A few times I was told how happy I looked, and many times I was asked what I was thinking, and why I was smiling so much. The tour didn’t last long, as the girls were soon out of school. Nahid and Sobha wrote their names on my palm in pen, so I wouldn’t forget. They told me how much they would miss me, and that they would be thinking of me until we saw each other again tomorrow. We hugged goodbye and off they went with a few other of their friends that they had previously introduced me to.

Later that night, we had the opportunity to visit the founder of the school, Sam Singh, who explained to us that his home and the property where the school is had been in his family for many generations. Sadanand pointed out the very amazing fact that Sam and Renuka, who helped him create the school, managed to always find a solution to the issues faced by the families in the village, and their daughters.

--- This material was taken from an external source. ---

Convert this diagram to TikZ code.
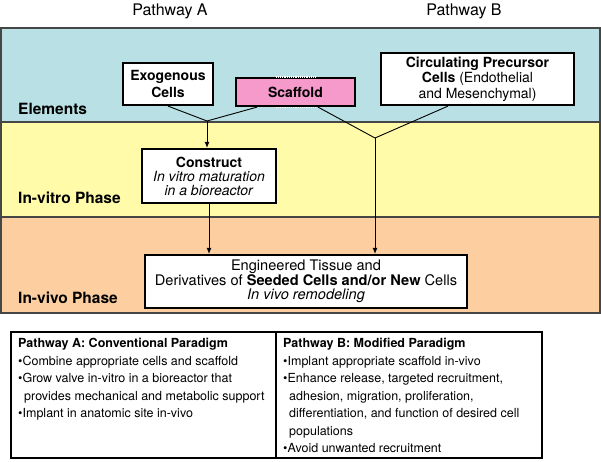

For example, it is promised that if the girls have a 70% attendance rate at the end of each year, 10 rupees will be placed into an account for each day, and at the end of their time studying there, the money is theirs for their future. There is a solar lamp checkout system for girls who don’t have electricity at home, so that they can study at night. There were many other clever solutions to the problems faced by the girls.

We had a wonderful dinner afterwards. Sam was just as hospitable and welcoming as the girls at the school, which I thought was very fitting. The next day, I got to meet up with my girls again. We did many activities, such as “teaching” and hanging out with some primary school classes, and of course at the end of it all was a long goodbye with lots of laughs and love. I received countless hugs and many exclamations of, “I’ll miss you so much.”

Nahid and Sobha are by far two of the most amazing girls I’ve ever met. Even though we live on opposite sides of the planet and were only able to be with each other for a very short period of time, I know that I’ll remember them. They had a strong impact on my views about the need to empower and support girls. They are, after all, two of the most passionate ones I’ve ever met.